If you haven’t contributed to a TFSA before, you could have accumulated $69,500 of contribution room, which includes 2020’s $6,000 limit.
If you have been maximizing your TFSA every year since its inception in 2009, you would easily be sitting on an account of about $110,000 on an annualized 10% return. A consistent way to earn a 10% return is to invest in quality stocks.
In order to be conservative, let’s assume you “only” have a TFSA of $100,000. Here’s how you can make $10,000 a year with the amount tax free!

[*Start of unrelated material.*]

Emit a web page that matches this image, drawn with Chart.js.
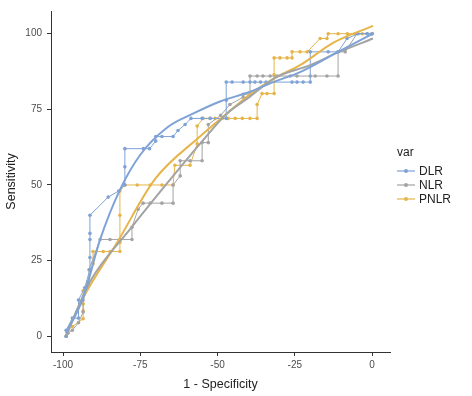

How to make $10,000 a year with a $100,000 TFSA
Essentially, you need to earn a 10% return on your investments to make $10,000 a year. You can get returns from income or price appreciation.

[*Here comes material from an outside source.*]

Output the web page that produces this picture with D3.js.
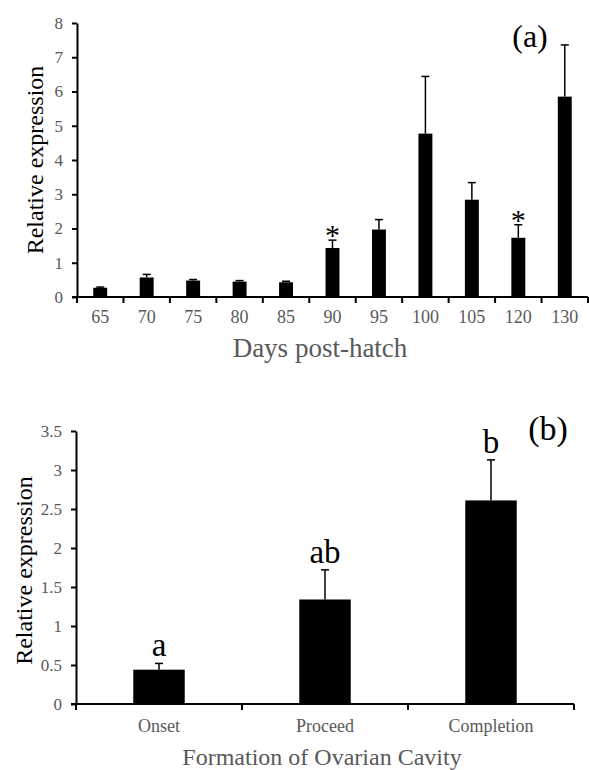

For example, you can earn annualized returns of 10% (or much more) from price appreciation alone from growth stocks like Cargojet, Shopify, and TMX Group.
You can also earn a dividend yield of 4% and growth of 6%. Similarly, you can go for a 5% yield and 5% growth. A portfolio with these characteristics would result in long-term total returns of approximately 10%.

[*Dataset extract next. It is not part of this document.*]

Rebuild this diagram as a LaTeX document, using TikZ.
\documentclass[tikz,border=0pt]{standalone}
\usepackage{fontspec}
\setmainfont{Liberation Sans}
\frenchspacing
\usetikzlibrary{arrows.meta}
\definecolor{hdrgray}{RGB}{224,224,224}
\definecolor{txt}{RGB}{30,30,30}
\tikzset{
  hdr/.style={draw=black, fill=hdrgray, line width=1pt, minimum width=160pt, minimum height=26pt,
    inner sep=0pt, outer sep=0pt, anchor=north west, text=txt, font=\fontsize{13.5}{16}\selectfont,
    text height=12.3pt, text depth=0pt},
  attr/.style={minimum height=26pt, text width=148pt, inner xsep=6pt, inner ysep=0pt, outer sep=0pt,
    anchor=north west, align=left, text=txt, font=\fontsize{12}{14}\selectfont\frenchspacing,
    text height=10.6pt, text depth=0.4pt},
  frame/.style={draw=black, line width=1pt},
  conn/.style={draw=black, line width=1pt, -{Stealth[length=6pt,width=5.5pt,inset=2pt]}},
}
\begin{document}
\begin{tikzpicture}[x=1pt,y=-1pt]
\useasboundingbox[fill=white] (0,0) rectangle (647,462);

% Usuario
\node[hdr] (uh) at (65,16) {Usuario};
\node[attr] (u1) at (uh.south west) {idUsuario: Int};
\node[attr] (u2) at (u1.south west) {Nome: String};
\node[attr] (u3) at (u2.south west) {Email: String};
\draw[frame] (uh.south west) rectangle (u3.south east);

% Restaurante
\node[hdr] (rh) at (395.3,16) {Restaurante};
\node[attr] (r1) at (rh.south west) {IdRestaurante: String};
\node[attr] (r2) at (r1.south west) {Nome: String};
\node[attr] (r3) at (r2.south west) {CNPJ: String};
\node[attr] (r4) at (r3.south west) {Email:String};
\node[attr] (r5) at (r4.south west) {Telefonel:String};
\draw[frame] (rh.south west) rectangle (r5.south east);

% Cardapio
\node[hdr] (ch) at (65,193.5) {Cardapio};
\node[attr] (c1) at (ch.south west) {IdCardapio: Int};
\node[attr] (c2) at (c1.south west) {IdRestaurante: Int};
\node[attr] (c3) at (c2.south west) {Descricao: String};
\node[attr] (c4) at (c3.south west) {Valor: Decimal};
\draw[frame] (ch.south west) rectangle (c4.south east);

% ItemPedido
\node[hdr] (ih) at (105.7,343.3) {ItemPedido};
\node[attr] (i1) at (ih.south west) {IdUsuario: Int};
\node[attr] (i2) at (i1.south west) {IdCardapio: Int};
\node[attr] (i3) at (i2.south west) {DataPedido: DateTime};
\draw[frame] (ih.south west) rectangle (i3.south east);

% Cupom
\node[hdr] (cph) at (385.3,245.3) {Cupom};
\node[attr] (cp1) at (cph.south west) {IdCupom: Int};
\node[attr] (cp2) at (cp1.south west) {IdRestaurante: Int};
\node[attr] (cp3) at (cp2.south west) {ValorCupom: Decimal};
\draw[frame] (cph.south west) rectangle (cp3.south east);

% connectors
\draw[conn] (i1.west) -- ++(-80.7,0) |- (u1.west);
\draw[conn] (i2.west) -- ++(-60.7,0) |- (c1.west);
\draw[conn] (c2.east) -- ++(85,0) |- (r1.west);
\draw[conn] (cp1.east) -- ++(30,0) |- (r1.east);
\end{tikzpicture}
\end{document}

Keep in mind, however, that returns from safe dividends are more reliable than price appreciation.
Restaurant Brands
Restaurant Brands (TSX:QSR)(NYSE:QSR) is a global company that exposes investors to markets outside Canada for diversification. It’s an interesting growth stock that offers good value for investors’ TFSA money, as the stock has pulled back 18% from August and now trades at a price-to-earnings ratio of about 23.6.
QSR’s three brands: Burger King, Tim Hortons, and Popeyes’ Louisiana Kitchen have a long international growth runway.
For example, it’s been expanding Burger King in China and signed a deal in late 2019 to open its first Burger King location in the Baltics. In addition, it’s in its very early stages of global growth in Tim Hortons and Popeyes.
In the last reported quarter, the delicious company’s net restaurant increased by 5% year over year.
Additionally, it saw super strong double-digit system-wide sales growth at Burger King and Popeyes, albeit experienced a marginal decline at Tim Hortons. Management does expect to turn around Tim Hortons in the coming quarters, however.
The consolidated system-wide sales growth was a high single digit of 8.9% versus 6.7% in the previous year, while comparable sales were -1.4% at Tim Hortons, 4.8% at Burger King, and 9.7% at Popeyes.
The results suggest that the company hasn’t cannibalized its own sales yet, but has room to grow. After all, it has the freedom and prowess to expand across the world! The analyst consensus estimates three-to-five years earnings-per-share growth of 10.7% per year.
Investor takeaway
To make $10,000 a year with a $100,000 TFSA, aim for total returns of 10% with solid stocks. It doesn’t matter if you go for growth, dividends, or both, as is the case for QSR stock.
Currently, Restaurant Brands offers an initial yield of 3.15%. It has more than quadrupled its dividend since 2015 and will likely continue to increase its dividend going forward. Returns of 13-14% per year over the next few years are in the cards!